Camper shares her painful memories of living through GRID (gay-related immune deficiency), later termed AIDS, first seen as a mystery, then a death sentence. Like many, she felt helpless, so she wanted to write and draw to bear witness, to use humor to deal with tragedy, as "death was in the air." The medium evokes lightness, and an interviewee says "I'm a dyke, so I do objectify women. If they got mad, then I was doing my job."
After 1987's March on Washington, Bechdel started keeping a spreadsheet to track creeping fascism like the Patriot Act to incorporate into her comics. In the 1990s, most major cities had an LGBTQ+ newspaper, so comics were able to be syndicated to national audiences. There wasn't much money to be made, but lots of creative freedom.
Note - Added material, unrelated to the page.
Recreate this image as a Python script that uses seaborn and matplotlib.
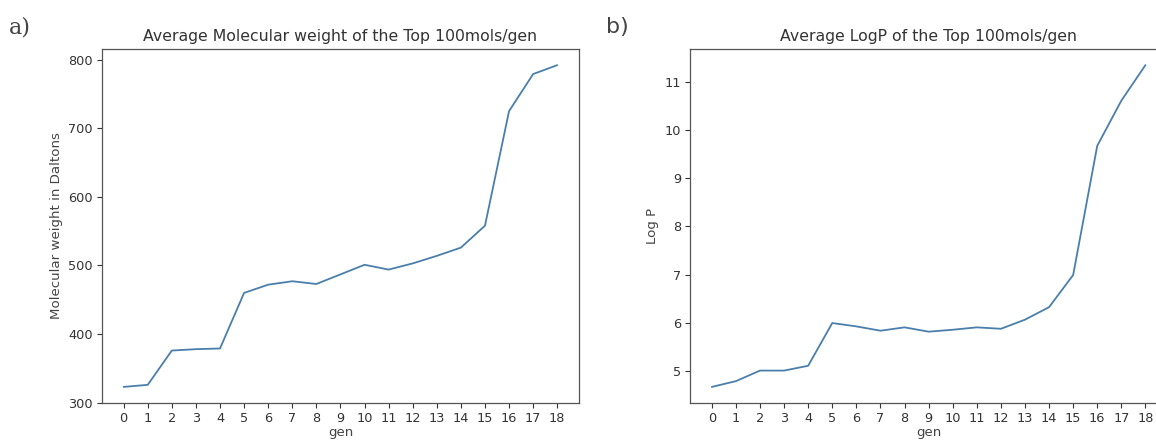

After Art Spiegelman pushed "Maus," the graphic novel became another artistic avenue. Yet, overall, the "gay ghetto" of publishing was crumbling. But punk and the DIY movement led to more zines. Bechdel published "Dykes to Watch Out For," which started successfully, then was crushed by the onset of chain bookstores, Amazon, and other internet distractions.
Cruse's contribution was equally noteworthy; when he took on writing and drawing the graphic novel project "Stuck Rubber Baby," he thought he'd be done in a year or so; the book took four years to complete. This important, thoughtful film is dedicated to his "gentle vision and boundless creativity." Bechdel stands on his shoulders as the most successful queer comics artist to date. She had always wanted to tell the story of her family, and did so in the graphic novel "Fun Home." "I didn't know what I was doing," she said, but the book hit the New York Times bestseller list, reached a wide audience, and was Time's Book of the Year. The musical version of the story won a Tony on Broadway and toured the country. "I got to keep being a cartoonist," Bechdel said.
Kleiman's documentary shows queer artists as no longer "token sidekicks or sad stories." The form has emerged as a place for parents to find material for their transgender kids. The oeuvre was created for, and remains, "a space for complexity."